Des bijoux de notre grand-mère commune, j'hésite encore à garder une bague - peut-être. Pour qu'il reste quelque chose, j'ai presque envie d'écrire, pour qu'il ne reste "pas rien", et tant pis pour sa valeur marchande, ou une éventuelle transformation de bijou - c'est telle quelle qu'elle me la rappelle le mieux.

Non, nous n'emportons pas grand-chose, et je ne suis pas fâchée que mes récents déménagements m'aient d'ores et déjà obligée à tellement m'alléger. Est-ce que ça me donnera la sagesse d'y réfléchir à deux fois avant le tout prochain achat - oui, peut-être un peu plus qu'hier en effet. 

14 septembre 2025

Deuil blanc

C'est ce deuil sans clôture qui est celui des proches toujours en vie mais plus ou moins absents à eux-mêmes, plus ou moins revenus à un état d'enfance.

Ce deuil dont je me protège en restant tellement à distance, quand bien même je suis en visite.
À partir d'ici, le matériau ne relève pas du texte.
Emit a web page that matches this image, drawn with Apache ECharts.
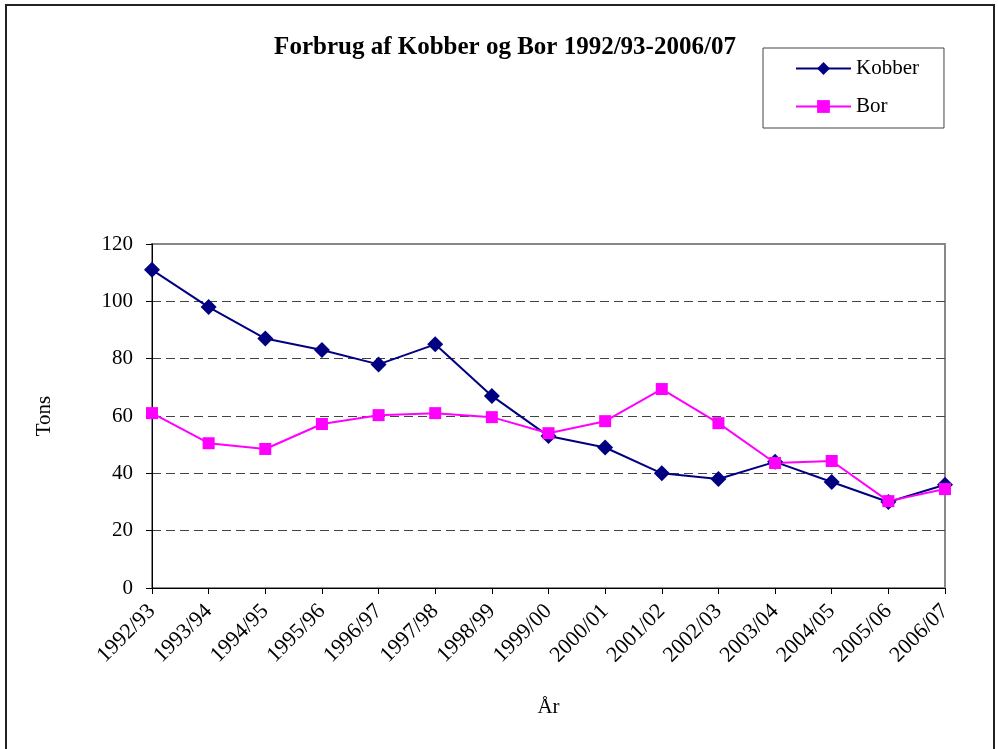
<!DOCTYPE html>
<html>
<head>
<meta charset="utf-8">
<script src="https://cdn.jsdelivr.net/npm/echarts@6/dist/echarts.min.js"></script>
<style>
html, body { margin: 0; padding: 0; background: #fff; }
#main { width: 998px; height: 749px; }
</style>
</head>
<body>
<div id="main"></div>
<script>
var aar = ['1992/93', '1993/94', '1994/95', '1995/96', '1996/97', '1997/98', '1998/99', '1999/00',
  '2000/01', '2001/02', '2002/03', '2003/04', '2004/05', '2005/06', '2006/07'];
var kobber = [111, 98, 87, 83, 78, 85, 67, 53, 49, 40, 38, 44, 37, 30, 36];
var bor = [61, 50.5, 48.5, 57.2, 60.3, 61, 59.6, 54, 58.2, 69.4, 57.5, 43.6, 44.3, 30.3, 34.5];

var serif = '"Liberation Serif", "Times New Roman", serif';

var myChart = echarts.init(document.getElementById('main'), null, { renderer: 'canvas' });

var option = {
  backgroundColor: '#fff',
  animation: false,
  textStyle: { fontFamily: serif, color: '#000' },
  title: {
    text: 'Forbrug af Kobber og Bor 1992/93-2006/07',
    left: 500,
    top: 30,
    textAlign: 'center',
    textStyle: { fontFamily: serif, fontSize: 25, fontWeight: 'bold', color: '#000' }
  },
  graphic: [{
    type: 'rect',
    shape: { x: 6, y: 5, width: 988, height: 760 },
    style: { fill: 'none', stroke: '#222', lineWidth: 2 }
  }],
  legend: {
    orient: 'vertical',
    left: 763,
    top: 48,
    padding: [10, 25, 11, 32],
    itemGap: 17,
    itemWidth: 55,
    itemHeight: 16,
    borderColor: '#444',
    borderWidth: 1,
    textStyle: { fontFamily: serif, fontSize: 21, color: '#000' },
    data: ['Kobber', 'Bor']
  },
  grid: {
    left: 152,
    right: 53,
    top: 244,
    bottom: 161,
    show: true,
    borderColor: '#888',
    borderWidth: 2
  },
  xAxis: {
    type: 'category',
    data: aar,
    boundaryGap: false,
    name: 'År',
    nameLocation: 'middle',
    nameGap: 109,
    nameTextStyle: { fontFamily: serif, fontSize: 21, color: '#000' },
    axisLine: { lineStyle: { color: '#000', width: 1 } },
    axisTick: { show: true, length: 6, lineStyle: { color: '#000' } },
    axisLabel: { rotate: 45, fontFamily: serif, fontSize: 22, color: '#000', margin: 20, interval: 0 },
    splitLine: { show: false }
  },
  yAxis: {
    type: 'value',
    min: 0,
    max: 120,
    interval: 20,
    name: 'Tons',
    nameLocation: 'middle',
    nameGap: 97,
    nameTextStyle: { fontFamily: serif, fontSize: 21, color: '#000' },
    axisLine: { show: true, lineStyle: { color: '#000', width: 1 } },
    axisTick: { show: true, length: 6, lineStyle: { color: '#000' } },
    axisLabel: { fontFamily: serif, fontSize: 21, color: '#000', margin: 19 },
    splitLine: { show: true, showMinLine: false, showMaxLine: false, lineStyle: { color: '#444', type: [9, 5], width: 1 } }
  },
  series: [
    {
      name: 'Kobber',
      type: 'line',
      data: kobber,
      symbol: 'diamond',
      symbolSize: 16,
      color: '#000080',
      lineStyle: { color: '#000080', width: 2 },
      itemStyle: { color: '#000080' }
    },
    {
      name: 'Bor',
      type: 'line',
      data: bor,
      symbol: 'rect',
      symbolSize: 12,
      color: '#ff00ff',
      lineStyle: { color: '#ff00ff', width: 2 },
      itemStyle: { color: '#ff00ff' }
    }
  ]
};

myChart.setOption(option);
window.addEventListener('resize', myChart.resize);
</script>
</body>
</html>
Ces moments suspendus où les mots n'existent plus, où je cherche dans ton regard la possibilité d'être reconnue - peut-être, peut-être pas, comment savoir avec certitude ? Ce sourire fugitif, m'est-il destiné, est-il seulement destiné à quelqu'un ? Derrière ce regard si souvent absent, quelle conscience demeure-t-elle, et si elle demeure, comment peut-elle tolérer cet environnement ?

Cet homme qui fut brillant, cultivé, séduisant, ce petit garçon joufflu, ce père imprévisible et distant, où sont-ils maintenant ? C'est si étrange cette fragilité physique, le fait que tu acceptes mon bras pour te relever et faire quelques pas hésitants, et si déchirant ces mots qui s'éteignent avant même d'avoir franchi tes lèvres.

Ce que tu as aimé, ce qui t'a ému, ce qui t'a fait vibrer, ces trésors perdus dont tu ne nous as pas parlé, comment affronter le fait que nous n'y aurons jamais accès, alors même que tu es encore là ? Et, au-delà de ces précieuses singularités - finalement transitoires, sait-on où se réfugie l'âme dans ces lieux ? 

Oh, bien sûr, les lieux en question sont clairs, modernes et propres, et les aides-soignantes ont l'air très gentilles, mais, mais... dans ce monde de zombies immobiles ou perdus dans la répétition infinie du même geste, ou de mots vides de sens, comment ne pas te souhaiter le moins de conscience possible, une vie de nouveau-né dont la sécurité est assurée et dont les besoins essentiels sont satisfaits ? Une vie de nouveau-né, mais la tendresse en moins... 

Mieux vaut que tu ne penses pas. Mieux vaut ne pas y penser.